Thinking it might be time to spruce up the yard, provide some shade for the summer months, or create an elegant setting to grow vines like wisteria? Then a garden pergola could be the answer. Pergolas and their architectural cousins the arbor and loggia are ancient buidling forms that serve both functional and aesthetic purpose. Whether you're designing and building a garden pergola from scratch or from a kit, attaching it to the structure of your home is its own moderately easy task that will at times require another pair of hands.
Things You'll Need
- Tape measure
- Safety glasses
- Jig saw
- Cordless drill and bits
- Socket wrench
- 1 by 6 or 8-inch durable wood
- Lag bolts (length as needed for span)
- Metal brackets
Measure and cut your lumber of choice to form a ledger board matching the width of the pergola. The length of your legder board should match the outer edge beam of the pergola. Level at desired height and mark the edges of the legder onto building.

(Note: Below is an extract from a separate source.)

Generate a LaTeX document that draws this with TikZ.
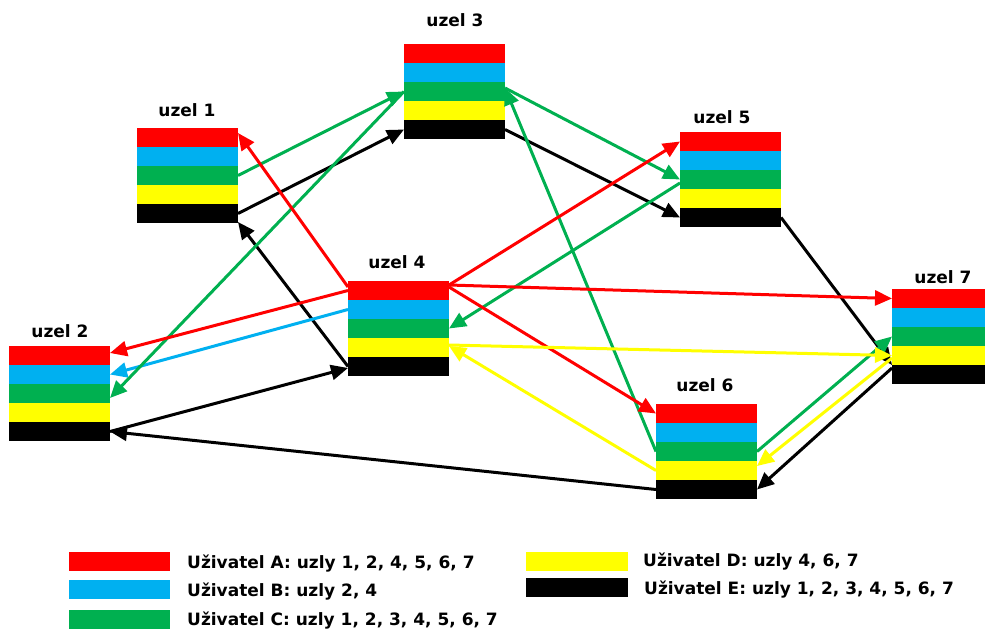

Drill pilot holes at regular intervals. In the case of a wood framed house and siding (or stucco), use a ledger board and lag bolts to secure it to the existing house. If you have a brick home exterior, you'll need drill sleeve anchors to put into the brick or stone and secure the ledger board.
If hanging pergola rafters off of the ledger board with metal joist hangers, mark hanger holes onto ledge with a pencil and toe-nail or screw into place. If you don't want metal showing from underneath the pergola, use the notch method below.
Using a jig saw cut out a notch the width of each rafter along the topside of your ledger board. Make a notch for each rafter at your desired interval. Slot each rafter in the notch and secure by toe-nailing each rafter to the ledger board.
Once the pergola is attached to the house, make sure to secure each joint in the pergola well, both to maintain its structural integrity in inclement weather as well as to support the weight of any vines or plant material that you grow onto the pergola or any fixtures you hang.